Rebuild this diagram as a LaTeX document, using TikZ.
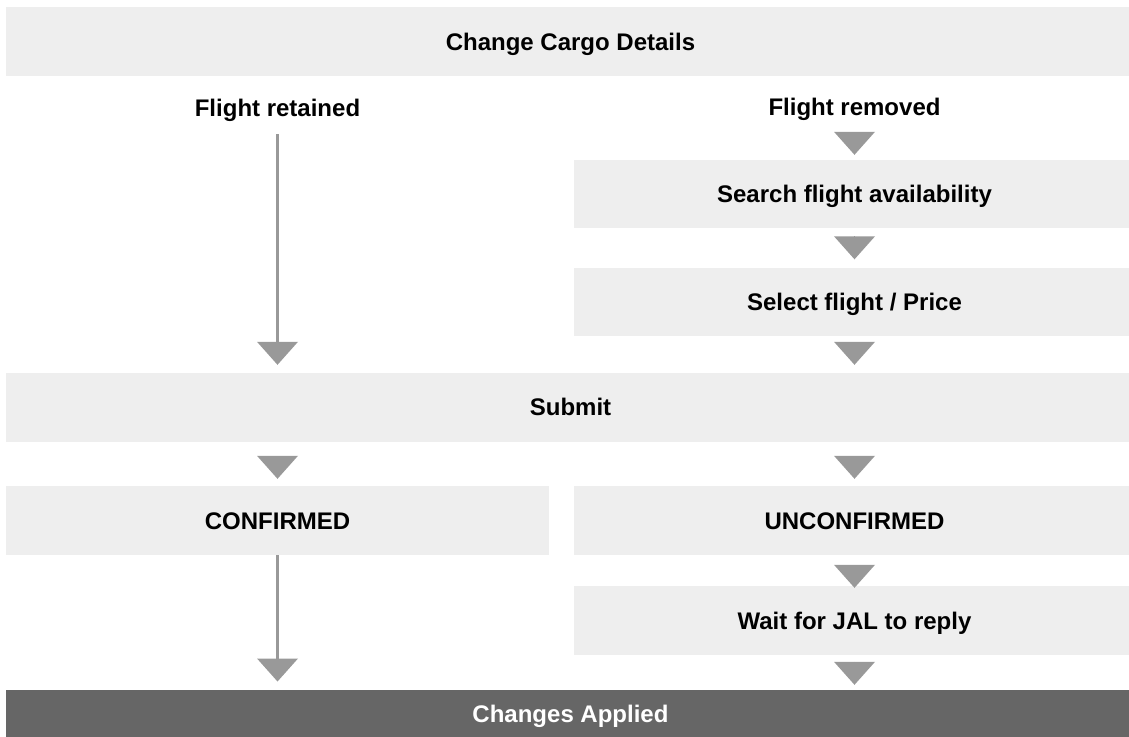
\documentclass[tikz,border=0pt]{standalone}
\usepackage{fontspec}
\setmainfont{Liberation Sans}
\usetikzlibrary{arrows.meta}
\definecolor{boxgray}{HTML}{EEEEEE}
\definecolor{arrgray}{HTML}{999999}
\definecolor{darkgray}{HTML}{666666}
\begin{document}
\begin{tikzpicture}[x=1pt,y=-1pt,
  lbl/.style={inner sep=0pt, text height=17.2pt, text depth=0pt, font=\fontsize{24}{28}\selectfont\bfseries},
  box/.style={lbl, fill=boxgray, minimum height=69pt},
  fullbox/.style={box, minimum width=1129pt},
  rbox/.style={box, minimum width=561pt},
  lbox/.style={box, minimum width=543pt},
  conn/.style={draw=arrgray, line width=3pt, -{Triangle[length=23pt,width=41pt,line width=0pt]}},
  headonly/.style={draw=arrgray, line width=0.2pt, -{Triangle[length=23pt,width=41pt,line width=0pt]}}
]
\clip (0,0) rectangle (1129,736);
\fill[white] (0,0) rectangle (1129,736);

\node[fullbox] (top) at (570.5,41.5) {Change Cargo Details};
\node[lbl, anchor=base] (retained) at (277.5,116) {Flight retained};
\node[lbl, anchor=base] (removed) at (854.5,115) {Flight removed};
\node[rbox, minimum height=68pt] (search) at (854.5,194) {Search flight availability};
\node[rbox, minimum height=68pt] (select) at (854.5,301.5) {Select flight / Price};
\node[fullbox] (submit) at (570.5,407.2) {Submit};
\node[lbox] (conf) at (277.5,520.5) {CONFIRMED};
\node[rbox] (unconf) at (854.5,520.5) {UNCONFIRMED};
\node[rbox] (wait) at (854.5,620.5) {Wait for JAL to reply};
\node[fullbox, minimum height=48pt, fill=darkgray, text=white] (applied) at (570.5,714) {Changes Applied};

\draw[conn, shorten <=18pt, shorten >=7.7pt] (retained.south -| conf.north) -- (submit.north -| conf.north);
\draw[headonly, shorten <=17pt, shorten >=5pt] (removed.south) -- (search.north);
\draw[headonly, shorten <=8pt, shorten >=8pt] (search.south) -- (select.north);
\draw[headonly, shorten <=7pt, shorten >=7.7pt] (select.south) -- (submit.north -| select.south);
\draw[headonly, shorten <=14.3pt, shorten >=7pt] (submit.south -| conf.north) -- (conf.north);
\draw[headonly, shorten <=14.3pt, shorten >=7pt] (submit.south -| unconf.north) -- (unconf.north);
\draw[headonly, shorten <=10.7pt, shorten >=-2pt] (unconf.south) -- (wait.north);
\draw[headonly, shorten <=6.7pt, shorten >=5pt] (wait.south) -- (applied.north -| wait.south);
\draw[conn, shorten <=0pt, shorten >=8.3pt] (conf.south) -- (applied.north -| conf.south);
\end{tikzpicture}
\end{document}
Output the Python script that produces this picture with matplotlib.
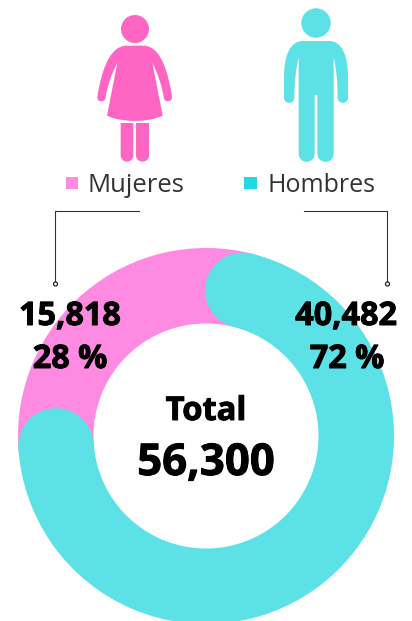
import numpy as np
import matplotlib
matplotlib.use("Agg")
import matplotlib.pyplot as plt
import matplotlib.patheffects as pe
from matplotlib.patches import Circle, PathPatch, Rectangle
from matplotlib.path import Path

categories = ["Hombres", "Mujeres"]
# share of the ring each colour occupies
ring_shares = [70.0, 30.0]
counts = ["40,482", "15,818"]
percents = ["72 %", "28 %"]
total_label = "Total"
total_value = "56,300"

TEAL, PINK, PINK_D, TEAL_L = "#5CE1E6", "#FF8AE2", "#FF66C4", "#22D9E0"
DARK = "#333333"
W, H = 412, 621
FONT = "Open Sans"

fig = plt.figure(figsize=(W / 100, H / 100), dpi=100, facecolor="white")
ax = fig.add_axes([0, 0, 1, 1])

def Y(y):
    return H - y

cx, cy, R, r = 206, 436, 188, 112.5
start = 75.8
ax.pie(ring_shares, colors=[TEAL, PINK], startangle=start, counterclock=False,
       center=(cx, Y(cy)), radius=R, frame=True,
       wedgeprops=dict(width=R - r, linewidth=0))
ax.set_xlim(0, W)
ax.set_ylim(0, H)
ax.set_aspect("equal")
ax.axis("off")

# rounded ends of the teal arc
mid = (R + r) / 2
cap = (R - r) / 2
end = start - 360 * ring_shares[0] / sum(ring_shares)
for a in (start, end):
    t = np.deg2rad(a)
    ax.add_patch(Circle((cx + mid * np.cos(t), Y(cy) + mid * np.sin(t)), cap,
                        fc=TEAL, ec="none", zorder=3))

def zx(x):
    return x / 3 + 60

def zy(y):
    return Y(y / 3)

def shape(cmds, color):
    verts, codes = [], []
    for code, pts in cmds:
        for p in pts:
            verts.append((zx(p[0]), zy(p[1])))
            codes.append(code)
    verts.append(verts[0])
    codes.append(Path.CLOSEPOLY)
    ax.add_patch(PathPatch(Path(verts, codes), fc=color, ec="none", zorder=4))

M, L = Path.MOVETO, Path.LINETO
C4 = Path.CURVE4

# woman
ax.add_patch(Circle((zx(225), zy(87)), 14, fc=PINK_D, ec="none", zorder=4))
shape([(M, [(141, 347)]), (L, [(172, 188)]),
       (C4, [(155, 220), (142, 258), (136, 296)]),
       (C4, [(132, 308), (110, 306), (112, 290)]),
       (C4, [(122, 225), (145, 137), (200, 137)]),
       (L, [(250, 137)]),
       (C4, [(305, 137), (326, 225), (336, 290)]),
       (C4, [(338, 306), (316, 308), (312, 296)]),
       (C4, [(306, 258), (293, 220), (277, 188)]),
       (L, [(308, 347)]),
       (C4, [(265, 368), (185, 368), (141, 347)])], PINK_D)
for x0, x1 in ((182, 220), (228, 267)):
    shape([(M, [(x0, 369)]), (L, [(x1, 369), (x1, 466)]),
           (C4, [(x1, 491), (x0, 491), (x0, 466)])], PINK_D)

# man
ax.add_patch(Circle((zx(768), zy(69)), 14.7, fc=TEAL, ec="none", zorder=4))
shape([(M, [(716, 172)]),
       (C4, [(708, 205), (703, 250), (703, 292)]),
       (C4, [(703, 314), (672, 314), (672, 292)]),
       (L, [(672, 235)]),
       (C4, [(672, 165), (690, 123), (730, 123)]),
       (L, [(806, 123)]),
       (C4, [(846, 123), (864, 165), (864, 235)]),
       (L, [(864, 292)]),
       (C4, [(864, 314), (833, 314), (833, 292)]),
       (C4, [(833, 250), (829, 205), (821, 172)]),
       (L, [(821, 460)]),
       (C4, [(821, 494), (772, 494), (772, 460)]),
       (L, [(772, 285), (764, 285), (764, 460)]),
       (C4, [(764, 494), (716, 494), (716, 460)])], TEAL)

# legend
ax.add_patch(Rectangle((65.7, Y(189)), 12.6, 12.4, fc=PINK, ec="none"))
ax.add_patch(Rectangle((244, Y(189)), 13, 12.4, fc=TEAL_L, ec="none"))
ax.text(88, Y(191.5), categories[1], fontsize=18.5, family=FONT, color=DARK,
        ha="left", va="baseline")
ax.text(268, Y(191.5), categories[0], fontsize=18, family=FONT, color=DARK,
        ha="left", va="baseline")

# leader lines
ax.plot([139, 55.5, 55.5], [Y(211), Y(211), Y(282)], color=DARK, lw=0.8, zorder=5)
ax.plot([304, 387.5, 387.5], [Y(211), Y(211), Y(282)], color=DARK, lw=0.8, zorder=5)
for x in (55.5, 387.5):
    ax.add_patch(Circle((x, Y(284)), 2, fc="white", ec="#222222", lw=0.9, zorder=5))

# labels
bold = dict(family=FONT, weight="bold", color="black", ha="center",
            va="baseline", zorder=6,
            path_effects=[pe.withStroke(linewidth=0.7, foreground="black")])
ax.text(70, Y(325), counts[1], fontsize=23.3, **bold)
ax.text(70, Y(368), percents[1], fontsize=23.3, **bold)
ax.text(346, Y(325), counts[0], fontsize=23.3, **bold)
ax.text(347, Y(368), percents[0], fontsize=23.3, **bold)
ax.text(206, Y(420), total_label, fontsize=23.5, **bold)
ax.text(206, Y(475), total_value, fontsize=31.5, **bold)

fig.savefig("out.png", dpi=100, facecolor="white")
◇ ◇ ◇ ◇ ◇
* **What is being asked**: Both the line with "Output the Python" and the line with "return H - y" are included: reproduce them and every line between, exactly, with pictures omitted.

* **Result**:
Output the Python script that produces this picture with matplotlib.
import numpy as np
import matplotlib
matplotlib.use("Agg")
import matplotlib.pyplot as plt
import matplotlib.patheffects as pe
from matplotlib.patches import Circle, PathPatch, Rectangle
from matplotlib.path import Path

categories = ["Hombres", "Mujeres"]
# share of the ring each colour occupies
ring_shares = [70.0, 30.0]
counts = ["40,482", "15,818"]
percents = ["72 %", "28 %"]
total_label = "Total"
total_value = "56,300"

TEAL, PINK, PINK_D, TEAL_L = "#5CE1E6", "#FF8AE2", "#FF66C4", "#22D9E0"
DARK = "#333333"
W, H = 412, 621
FONT = "Open Sans"

fig = plt.figure(figsize=(W / 100, H / 100), dpi=100, facecolor="white")
ax = fig.add_axes([0, 0, 1, 1])

def Y(y):
    return H - y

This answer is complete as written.